PDF Documents Data Extraction to Google Sheet
Summary
Hello! I have approximately 300 business contracts with accompanying invoices that I need data extracted to a predefined Google Spreadsheet. Note: there are about 4 different versions of the contracts within the 300 where additional data fields have been entered overtime that will need to be scraped. I assume you will be using software to ETL the data to Google sheets from documents and will need to edit it when errors are found.

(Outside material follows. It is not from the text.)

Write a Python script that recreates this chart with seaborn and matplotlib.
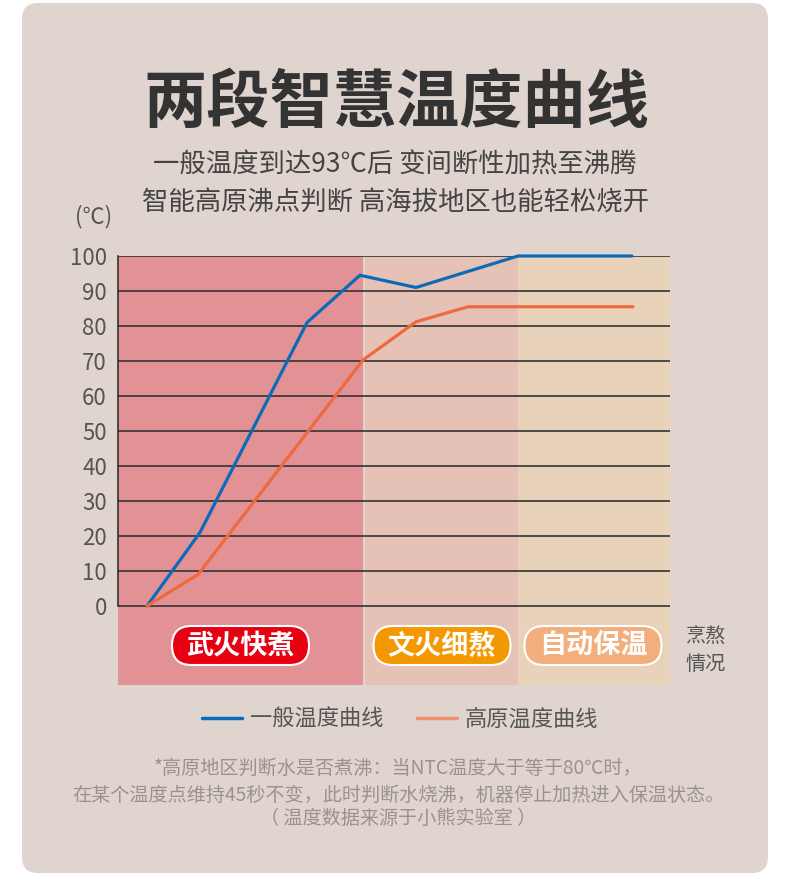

This is a one time job as we are automatically extracting data in the future from a new CRM we are using.
Context:
We are in the process of switching to a new CRM where all business data will be stored in a database. However, past documents were done manually and are not in a database.
Overall Client Goal:
The goal of this project is to get past business data into a database adhering to a specific naming schema so that
a) new data coming in from the CRM will integrate to this same database you create b) be able to analyze trends and insights for business sales and operations from raw data and c) test out off the shelf data analysis tools on the database to continually extract value to save money and increase revenue.
Task:
- review pdf documents and versions
- review google sheet and naming schema definitions / organization sheet
- test on one contract and invoices and review outputs with client before moving on to the the rest of the pdf documents
- ETL data and quality assure output for punctuation, letter case, number formatting, schema, etc. It must exactly correlate with data schema requirements for all extracted data
- review with client and update for adjustments
- take ownership of the project. You are the domain expert. Provide suggestions and insights to better
- achieve client overall goals
- data security is a must. Dealing with sensitive data from past and current customers
Deliverables:
- Google sheet with data from all pof
documents(contacts and invoices)
- Quality assure all data is accurate and adheres to naming schema conventions
- maintain data security during and after the project is complete
Client will share:
- google sheet with headers with naming schema
- data schema sheet.
- google folder with contracts and invoices
Please ask questions and provide insight to assist client in achieving goals and minimizing back and forth so you work effectively. We will probably need to message and/or chat before starting the project to be in alignment.
Thank you!